As always, S&P to taste ... and creative subjectivity of letting the blue show "as recorded" is certainly a matter of choice. But if the purpose of the image is indicated by the shadow exposure lifting to reveal more information to the viewer, then why would we allow the color information to remain askew?
If the purpose of the image is to showcase the light (which we often do) characteristics and how it records differently than we see (refer to Antelope Canyon), then why do we feel compelled to leave the colors "as recorded" but aspire to correct for the shadow exposures rather than also leave them "as recorded".

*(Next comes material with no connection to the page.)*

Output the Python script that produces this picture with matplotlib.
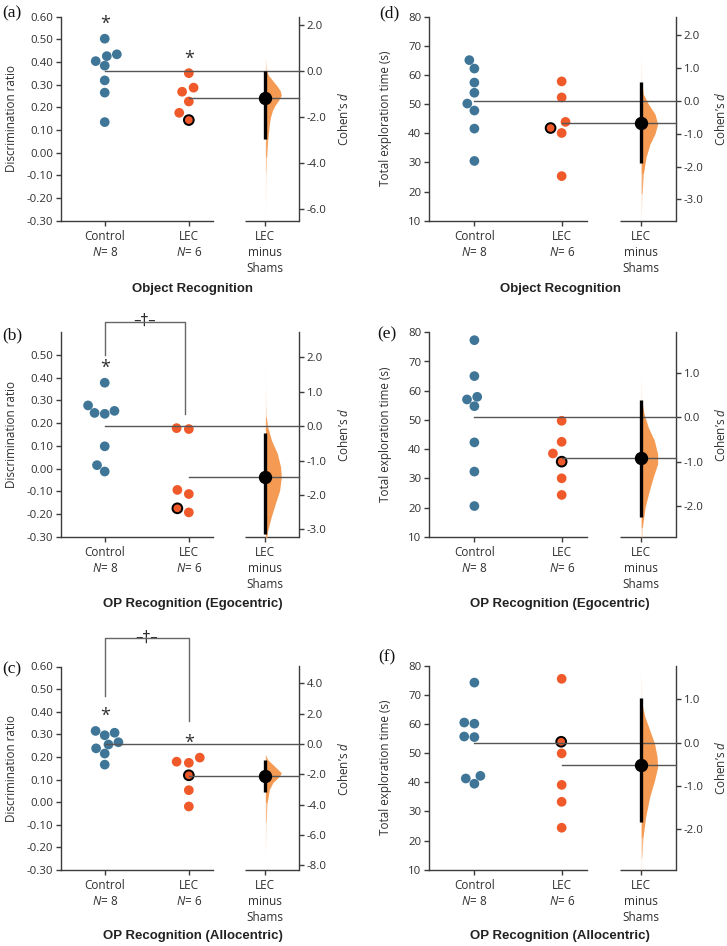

For me, correcting exposure without correcting color seems like only doing 1/2 the job of correcting the image.
As always, S&P to taste ... so if a person likes blue snow in their images, so be it.
"Corrected" or "Artisticly Rendered" ... it is still our choice at what we present to our viewers ... "What's the point?" or "What is the message that I want to convey to my viewer?" has as much impact on my "corrected" vs. "rendered" vs. "as recorded" vs. "as seen" decisions ... as it does on focus, scale, composition, etc.
I just find it a bit incongruous to shoot HDR, lift shadow exposure, but not correct shadow color. But, that's me.
Ben ... yes, I understand you aspire to better show the red sand to your viewer, thus inquiring @ possibilities. I hope this doesn't come across as anything other than my sharing my philosophy regarding "blue snow". I just think that while it is true when people say that the blue cast naturally occurs in the shadows, that doesn't do much to help with the objective of showing your viewer what it is that you want them to see. I was actually a bit surprised to see the grasses reveal themselves as much as they did on this one.
I just wanted to toss out that you might consider bracketing a bit wider than you have been. As I embarked on the dialogue @ variance of exposure between front and shadow, it just seemed to naturally warrant the color variance also for those who might have not previously considered it (as I know your already have).
HTH
The red sand is a tricky one. Lacking a good neutral reference, I first tried to bring G & B into nearly equal value allowing R to be dominant. That didn't seem to render the "red sand" red enough, so I went into the blue channel for additional blue mitigation ... and just kinda eyeballed it from there. I probably need to revisit it, predicated on what I learned of it in "Round 1" ... but hopefully it at least shows some potential for the purple sand to become red.
BTW ... Barbara's sand color is in the right direction as well. Maybe she'll share her approach to the sand. 
The really tricky part of this one is going to get the sand, reflections and background to harmonize (even after figuring out the corrections) into plausible realism with tonal & saturation adjustments etc. As a learning exercise / skill builder ... this one is quite the challenge. It might be one to visit & revisit as a litmus test to your PP skills as you learn new techniques.
As always, S&P to taste.

I typically bracket +/-1/3 stop even when I am not expecting to blend, I got into this habit in film days and its basically a metering error safeguard. I almost always prefer the darkest image that does not have blocked shadows. For difficult light, I will shoot as much as 2 stops apart. More than that is probably not going to work anyway. But I often shot sets of brackets. I dislike blends anyway because they are usually messed up by subject motion. Sometimes I even see shadow motion. That is the sun has moved enough to move the shadow line.
But if I need to pull up shadows, starting with a brighter exposure helps me eliminate shadow noise. If it has no motion, I am good with it.
Also, you may be more skilled at pulling up shadows. Certainly with color management. I am reading and incorporating your color ideas into my workflow when I can see what you mean.
My lack of confidence in my own color judgement means I rely heavily on the cameras auto WB or other automated ways to get there.